Today, I sent my breast pump to a new home, where it will help yet another mama continue a dairy-making operation.
But oh, the memories…
When I first set up shop at our dining room table, a single thought slid through my mind:
I hope that one day, Hubs will forget this image.
Seeing one’s wife crouched over, her breasts attached to plastic cones and tubing, isn’t what one would deem a turn-on.
Factor in the whirring and wheezing noises and you’ve got a real Kathleen Turner scene in the making. Yeah, right.
Each woman who pumps begins to believe the rhythmic noise can be interpreted into human language. My pump offered this refrain: Let it go, let it go, let it go …
A fellow reporter and photographer once held a spirited debate over what my pump seemed to be saying. We were in New Orleans a few months after Katrina, driving down empty streets. The bickering pair sat in the front. I was crouched over my pump in the back seat. At one point, the photographer, a guy, pulled over to chat with some construction workers, prompting my fellow reporter to shriek: “Stephen, Cathy’s half-naked!”
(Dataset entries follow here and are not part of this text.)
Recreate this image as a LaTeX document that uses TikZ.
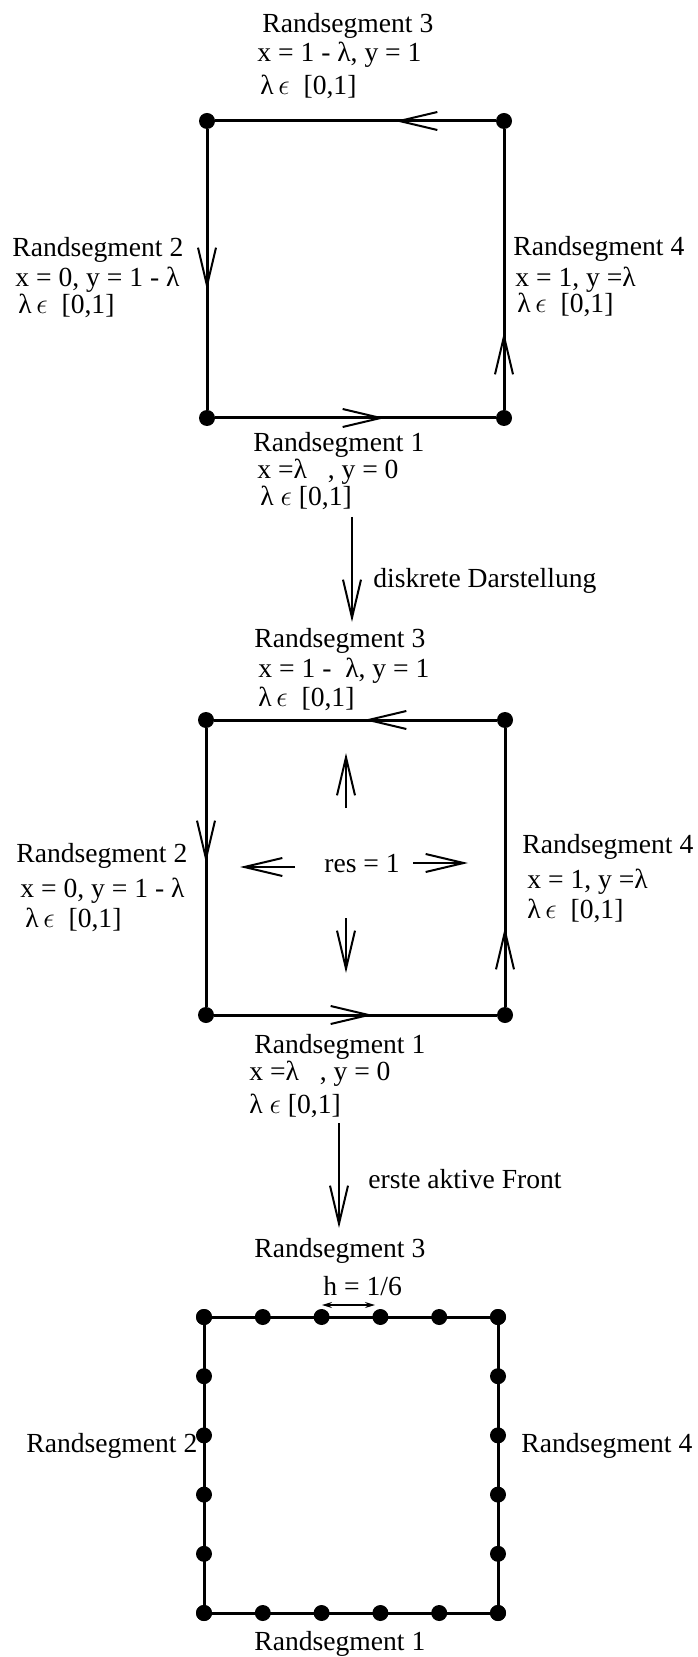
\documentclass[tikz,border=0pt]{standalone}
\usepackage{fontspec}
\setmainfont{Liberation Serif}
\usetikzlibrary{arrows.meta}
\tikzset{
  rand/.style={line width=1.5pt},                  % boundary of the square
  pfeil/.style={line width=1pt,-{Straight Barb[length=19pt,width=9pt,line width=1pt]}},
  punkt/.style={circle,fill,inner sep=0pt,minimum size=8pt},
  txt/.style={anchor=base west,inner sep=0pt,font=\fontsize{13.8}{16}\selectfont}
}

\begin{document}
\begin{tikzpicture}[x=0.5pt,y=-0.5pt]
                    \useasboundingbox (0,0) rectangle (697,1657);
                    % continuous boundary
                    \node[punkt] (a1) at (207,418) {};
                    \node[punkt] (a2) at (504,418) {};
                    \node[punkt] (a3) at (504,121) {};
                    \node[punkt] (a4) at (207,121) {};
                    \draw[rand] (a1) -- (a2) -- (a3) -- (a4) -- (a1);
                    \draw[pfeil] (348,418) -- (385,418);
                    \draw[pfeil] (504,368) -- (504,332);
                    \draw[pfeil] (432,121) -- (395,121);
                    \draw[pfeil] (207,252) -- (207,290);
                    \node[txt] (a3t) at (262,33) {Randsegment 3};
                    \node[txt] (a3x) at (257,62) {x = 1 - λ, y = 1};
                    \node[txt] (a3l) at (260,95) {λ\,$\epsilon$\ \ [0,1]};
                    \node[txt] (a2t) at (12,257) {Randsegment 2};
                    \node[txt] (a2x) at (15,287) {x = 0, y = 1 - λ};
                    \node[txt] (a2l) at (18,314) {λ\,$\epsilon$\ \ [0,1]};
                    \node[txt] (a4t) at (513,256) {Randsegment 4};
                    \node[txt] (a4x) at (515,287) {x = 1, y =λ};
                    \node[txt] (a4l) at (517,313) {λ\,$\epsilon$\ \ [0,1]};
                    \node[txt] (a1t) at (253,452) {Randsegment 1};
                    \node[txt] (a1x) at (257,479) {x =λ\ \ \ , y = 0};
                    \node[txt] (a1l) at (260,506) {λ $\epsilon$\ [0,1]};
                    % first step
                    \coordinate (v1) at (352,517);
                    \coordinate (v2) at (352,622);
                    \draw[pfeil] (v1) -- (v2);
                    \node[txt] (v12) at (373,587) {diskrete Darstellung};
                    % discrete boundary
                    \node[punkt] (b1) at (206,1015) {};
                    \node[punkt] (b2) at (505,1015) {};
                    \node[punkt] (b3) at (505,720) {};
                    \node[punkt] (b4) at (206,720) {};
                    \draw[rand] (b1) -- (b2) -- (b3) -- (b4) -- (b1);
                    \draw[pfeil] (337,1015) -- (373,1015);
                    \draw[pfeil] (505,962) -- (505,927);
                    \draw[pfeil] (400,720) -- (364,720);
                    \draw[pfeil] (206,827) -- (206,863);
                    \node[txt] (res) at (324,872) {res = 1};
                    \draw[pfeil] (346,808) -- (346,753);
                    \draw[pfeil] (295,867) -- (240,867);
                    \draw[pfeil] (413,863) -- (468,863);
                    \draw[pfeil] (346,918) -- (346,973);
                    \node[txt] (b3t) at (254,647) {Randsegment 3};
                    \node[txt] (b3x) at (258,677) {x = 1 -\ \ λ, y = 1};
                    \node[txt] (b3l) at (258,706) {λ\,$\epsilon$\ \ [0,1]};
                    \node[txt] (b2t) at (16,862) {Randsegment 2};
                    \node[txt] (b2x) at (20,897) {x = 0, y = 1 - λ};
                    \node[txt] (b2l) at (25,927) {λ\,$\epsilon$\ \ [0,1]};
                    \node[txt] (b4t) at (522,853) {Randsegment 4};
                    \node[txt] (b4x) at (527,888) {x = 1, y =λ};
                    \node[txt] (b4l) at (527,918) {λ\,$\epsilon$\ \ [0,1]};
                    \node[txt] (b1t) at (254,1053) {Randsegment 1};
                    \node[txt] (b1x) at (249,1080) {x =λ\ \ \ , y = 0};
                    \node[txt] (b1l) at (249,1113) {λ $\epsilon$\ [0,1]};
                    % second step
                    \coordinate (w1) at (339,1123);
                    \coordinate (w2) at (339,1228);
                    \draw[pfeil] (w1) -- (w2);
                    \node[txt] (w12) at (368,1188) {erste aktive Front};
                    % first active front, h = 1/6
                    \draw[rand] (204,1317) rectangle (498,1613);
                    \foreach \i in {0,...,5} {
                        \node[punkt] (o\i) at (204+58.8*\i,1317) {};
                        \node[punkt] (u\i) at (204+58.8*\i,1613) {};
                        \node[punkt] (l\i) at (204,1317+59.2*\i) {};
                        \node[punkt] (r\i) at (498,1317+59.2*\i) {};
                    }
                    \coordinate (h1) at (322,1305);
                    \coordinate (h2) at (375,1305);
                    \draw[line width=0.6pt,{Stealth[length=5pt,width=3pt]}-{Stealth[length=5pt,width=3pt]}] (h1) -- (h2);
                    \node[txt] (h) at (323,1295) {h = 1/6};
                    \node[txt] (c3t) at (254,1257) {Randsegment 3};
                    \node[txt] (c2t) at (26,1452) {Randsegment 2};
                    \node[txt] (c4t) at (521,1452) {Randsegment 4};
                    \node[txt] (c1t) at (254,1650) {Randsegment 1};
                \end{tikzpicture}
\end{document}
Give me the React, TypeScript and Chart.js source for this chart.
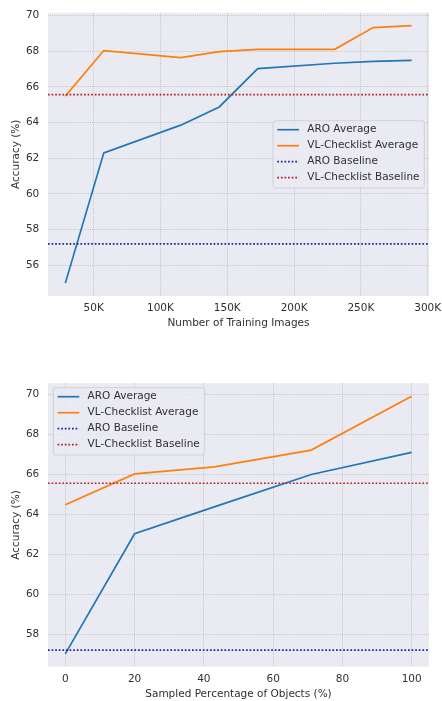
import React, { useEffect, useRef } from "react";
import { Chart, registerables } from "chart.js";

Chart.register(...registerables);

// ---- data ----
const trainImagesK = [28.8, 57.6, 115.2, 144, 172.8, 230.4, 259.2, 288];
const aroByImages = [55.0, 62.3, 63.85, 64.87, 67.02, 67.32, 67.42, 67.48];
const vlByImages = [65.48, 68.03, 67.64, 67.97, 68.1, 68.1, 69.32, 69.43];

const objectPct = [0, 20, 43, 71, 100];
const aroByObjects = [57.02, 63.03, 64.38, 66.0, 67.11];
const vlByObjects = [64.48, 66.03, 66.38, 67.22, 69.92];

const aroBaseline = 57.2;
const vlBaseline = 65.56;

const xTicksImages = [50, 100, 150, 200, 250, 300];
const yTicksImages = [56, 58, 60, 62, 64, 66, 68, 70];
const xTicksObjects = [0, 20, 40, 60, 80, 100];
const yTicksObjects = [58, 60, 62, 64, 66, 68, 70];

const seriesLabels = ["ARO Average", "VL-Checklist Average", "ARO Baseline", "VL-Checklist Baseline"];

// ---- styles ----
const FONT = "'DejaVu Sans', sans-serif";
const FS = 10.5;
const TEXT = "#303030";
const C_ARO = "#1f77b4";
const C_VL = "#ff7f0e";
const C_ARO_BASE = "#22229a";
const C_VL_BASE = "#b22222";
const GRID = "rgba(150,150,150,0.7)";

Chart.defaults.font.family = FONT;
Chart.defaults.font.size = FS;
Chart.defaults.color = TEXT;

function paddedRange(values: number[]): [number, number] {
  const lo = Math.min(...values);
  const hi = Math.max(...values);
  const m = (hi - lo) * 0.05;
  return [lo - m, hi + m];
}

const plotBg = {
  id: "plotBg",
  beforeDraw(chart: any) {
    const { ctx, chartArea: a } = chart;
    ctx.save();
    ctx.fillStyle = "#eaeaf2";
    ctx.fillRect(a.left, a.top, a.right - a.left, a.bottom - a.top);
    ctx.restore();
  },
};

const boxLegend = {
  id: "boxLegend",
  afterDatasetsDraw(chart: any, _args: any, opts: any) {
    const { ctx, chartArea: a } = chart;
    ctx.save();
    ctx.font = `${FS}px ${FONT}`;
    const items = chart.data.datasets.map((d: any) => ({
      label: d.label,
      color: d.borderColor,
      dash: d.borderDash || [],
      width: d.borderWidth,
    }));
    const textW = Math.max(...items.map((i: any) => ctx.measureText(i.label).width));
    const padX = 4.3, handle = 21.7, gap = 8.3, rowH = 16, padTop = 9, padBottom = 10.3;
    const w = padX + handle + gap + textW + 4.8;
    const h = padTop + rowH * (items.length - 1) + padBottom;
    let x0: number, y0: number;
    if (opts.loc === "center right") {
      x0 = a.right - 4.7 - w;
      y0 = (a.top + a.bottom) / 2 - h / 2;
    } else {
      x0 = a.left + 5.3;
      y0 = a.top + 4.4;
    }
    ctx.beginPath();
    if (ctx.roundRect) ctx.roundRect(x0, y0, w, h, 2.5);
    else ctx.rect(x0, y0, w, h);
    ctx.fillStyle = "rgba(234,234,242,0.8)";
    ctx.fill();
    ctx.strokeStyle = "#cccccc";
    ctx.lineWidth = 0.8;
    ctx.stroke();
    items.forEach((it: any, i: number) => {
      const cy = y0 + padTop + i * rowH;
      ctx.beginPath();
      ctx.setLineDash(it.dash);
      ctx.strokeStyle = it.color;
      ctx.lineWidth = it.width;
      ctx.moveTo(x0 + padX, cy);
      ctx.lineTo(x0 + padX + handle, cy);
      ctx.stroke();
      ctx.setLineDash([]);
      ctx.fillStyle = TEXT;
      ctx.textBaseline = "middle";
      ctx.textAlign = "left";
      ctx.fillText(it.label, x0 + padX + handle + gap, cy);
    });
    ctx.restore();
  },
};

type Spec = {
  xs: number[];
  aro: number[];
  vl: number[];
  xTicks: number[];
  yTicks: number[];
  xFmt: (v: number) => string;
  xTitle: string;
  height: number;
  padTop: number;
  xAxisH: number;
  xTitlePad: number;
  legendLoc: string;
};

function makeConfig(s: Spec): any {
  const xr = paddedRange(s.xs);
  const yr = paddedRange([...s.aro, ...s.vl, aroBaseline, vlBaseline]);
  const pts = (ys: number[]) => s.xs.map((x, i) => ({ x, y: ys[i] }));
  const flat = (y: number) => [{ x: xr[0], y }, { x: xr[1], y }];
  const dotted = [1.7, 1.9];
  return {
    type: "line",
    data: {
      datasets: [
        { label: seriesLabels[0], data: pts(s.aro), borderColor: C_ARO, borderWidth: 1.7, pointRadius: 0, order: 4 },
        { label: seriesLabels[1], data: pts(s.vl), borderColor: C_VL, borderWidth: 1.7, pointRadius: 0, order: 3 },
        { label: seriesLabels[2], data: flat(aroBaseline), borderColor: C_ARO_BASE, borderWidth: 1.7, borderDash: dotted, pointRadius: 0, order: 2 },
        { label: seriesLabels[3], data: flat(vlBaseline), borderColor: C_VL_BASE, borderWidth: 1.7, borderDash: dotted, pointRadius: 0, order: 1 },
      ],
    },
    options: {
      animation: false,
      responsive: false,
      devicePixelRatio: 1,
      events: [],
      layout: { padding: { top: s.padTop, right: 13, left: 0, bottom: 0 }, autoPadding: false },
      plugins: {
        legend: { display: false },
        tooltip: { enabled: false },
        boxLegend: { loc: s.legendLoc },
      },
      scales: {
        x: {
          type: "linear",
          min: xr[0],
          max: xr[1],
          afterBuildTicks: (sc: any) => {
            sc.ticks = s.xTicks.map((v) => ({ value: v }));
          },
          afterFit: (sc: any) => {
            sc.height = s.xAxisH;
            sc.paddingLeft = 0;
            sc.paddingRight = 0;
          },
          ticks: { color: TEXT, padding: 6, maxRotation: 0, autoSkip: false, callback: (v: number) => s.xFmt(v), font: { size: FS } },
          grid: { color: GRID, lineWidth: 0.8, drawTicks: false },
          border: { display: false, dash: [0.8, 1.3] },
          title: { display: true, text: s.xTitle, color: TEXT, font: { size: FS }, padding: { top: 0, bottom: s.xTitlePad } },
        },
        y: {
          type: "linear",
          min: yr[0],
          max: yr[1],
          afterBuildTicks: (sc: any) => {
            sc.ticks = s.yTicks.map((v) => ({ value: v }));
          },
          afterFit: (sc: any) => {
            sc.width = 48;
            sc.paddingTop = 0;
            sc.paddingBottom = 0;
          },
          ticks: { color: TEXT, padding: 8.7, callback: (v: number) => String(v), font: { size: FS } },
          grid: { color: GRID, lineWidth: 0.8, drawTicks: false },
          border: { display: false, dash: [0.8, 1.3] },
          title: { display: true, text: "Accuracy (%)", color: TEXT, font: { size: FS }, padding: { top: 10.4, bottom: 0 } },
        },
      },
    },
    plugins: [plotBg, boxLegend],
  };
}

function LineChart({ spec, top }: { spec: Spec; top: number }) {
  const ref = useRef<HTMLCanvasElement>(null);
  useEffect(() => {
    if (!ref.current) return;
    const chart = new Chart(ref.current, makeConfig(spec));
    return () => chart.destroy();
  }, []);
  return (
    <canvas
      ref={ref}
      width={442}
      height={spec.height}
      style={{ position: "absolute", left: 0, top, width: 442, height: spec.height, display: "block" }}
    />
  );
}

const topSpec: Spec = {
  xs: trainImagesK,
  aro: aroByImages,
  vl: vlByImages,
  xTicks: xTicksImages,
  yTicks: yTicksImages,
  xFmt: (v) => `${v}K`,
  xTitle: "Number of Training Images",
  height: 340,
  padTop: 12.7,
  xAxisH: 44,
  xTitlePad: 10.7,
  legendLoc: "center right",
};

const bottomSpec: Spec = {
  xs: objectPct,
  aro: aroByObjects,
  vl: vlByObjects,
  xTicks: xTicksObjects,
  yTicks: yTicksObjects,
  xFmt: (v) => String(v),
  xTitle: "Sampled Percentage of Objects (%)",
  height: 351,
  padTop: 33.3,
  xAxisH: 34.3,
  xTitlePad: 0.4,
  legendLoc: "upper left",
};

export default function App() {
  return (
    <div style={{ position: "absolute", left: 0, top: 0, width: 442, height: 701, background: "#ffffff", overflow: "hidden" }}>
      <LineChart spec={topSpec} top={0} />
      <LineChart spec={bottomSpec} top={350} />
    </div>
  );
}
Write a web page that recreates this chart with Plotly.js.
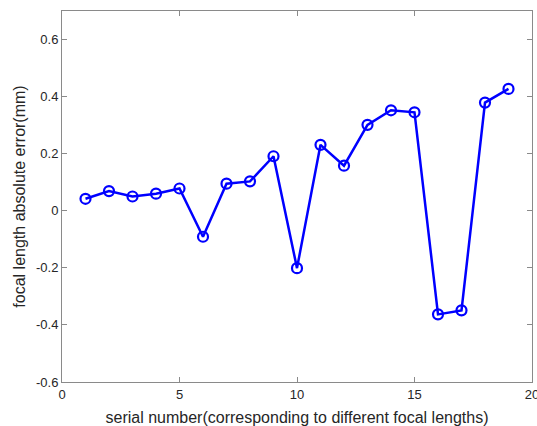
<!DOCTYPE html>
<html><head><meta charset="utf-8">
<script src="https://cdn.plot.ly/plotly-3.0.1.min.js"></script>
<style>html,body{margin:0;padding:0;background:#fff;}#c{width:537px;height:426px;}</style>
</head><body><div id="c"></div>
<script>
const serial = [1,2,3,4,5,6,7,8,9,10,11,12,13,14,15,16,17,18,19];
const absError = [0.042,0.069,0.050,0.060,0.078,-0.091,0.095,0.103,0.191,-0.201,0.231,0.158,0.301,0.352,0.345,-0.363,-0.349,0.379,0.427];
const xTicks = [0,5,10,15,20];
const yTicks = [-0.6,-0.4,-0.2,0,0.2,0.4,0.6];
const yTickText = ['-0.6','-0.4','-0.2','0','0.2','0.4','0.6'];

const FONT = 'Liberation Sans, Arial, sans-serif';
const axisCommon = {
  showline:true, mirror:'ticks', linecolor:'#8a8a8a', linewidth:1,
  ticks:'inside', ticklen:5, tickcolor:'#8a8a8a', tickwidth:1,
  showgrid:false, zeroline:false, ticklabeloverflow:'allow',
  tickfont:{family:FONT, size:13, color:'#262626'}
};
Plotly.newPlot('c', [{
  x: serial, y: absError, type:'scatter', mode:'lines+markers',
  line:{color:'#0000ff', width:2.5},
  marker:{symbol:'circle-open', size:10, color:'#0000ff', line:{width:2.2, color:'#0000ff'}}
}], {
  width:537, height:426,
  margin:{l:62, r:5, t:11, b:44},
  paper_bgcolor:'#fff', plot_bgcolor:'#fff', showlegend:false,
  xaxis: Object.assign({}, axisCommon, {range:[0,20], tickvals:xTicks, ticktext:xTicks.map(String),
    title:{text:'serial number(corresponding to different focal lengths)',
      font:{family:FONT, size:16, color:'#262626'}}}),
  yaxis: Object.assign({}, axisCommon, {range:[-0.6,0.7], tickvals:yTicks, ticktext:yTickText,
    title:{text:'focal length absolute error(mm)', standoff:6,
      font:{family:FONT, size:16, color:'#262626'}}})
}, {displayModeBar:false, staticPlot:true});
</script></body></html>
“Oh, sorry,” the absent-minded Stephen replied.
The fellow reporter, my friend Amy, probably had the most exposure to my pump ā after me, that is. During one story, when we met in a conference room to spread out documents and notes, I would pump while we pored over police reports.
I pumped in my car, beach towels slung across windows, in public bathrooms and, on one occasion, in an airplane lavatory. How I didn’t attract the attention of a U.S. marshal still astounds me.
Once, in an airport security line, a baffled, elderly worker pulled my pump from the x-ray machine and began pulling out the plastic cones and tubing. He looked at another worker, who simply shrugged.
“It’s a breast pump!” I hollered from the confines of the metal detector. The poor man dropped my plastic cones so fast, you’d have thought they were coated in anthrax.
So yeah, the pump was often an inconvenience.
But as a working mom, it also was a necessity. I didn’t necessarily like the thing, but it served an important purpose.
So it is with mixed feelings that I pass it on.
I loved nursing. I loved the glazed eyes and milk-drunk expressions of my sweet babes. I loved watching them fall asleep at my breast.
The pump allowed me to continue that relationship long after returning to work. I nursed my first until she was nearly a year and a half; the second just over a year.
So goodbye, old … friend. I can’t wait to hear what your new owner thinks you’re saying.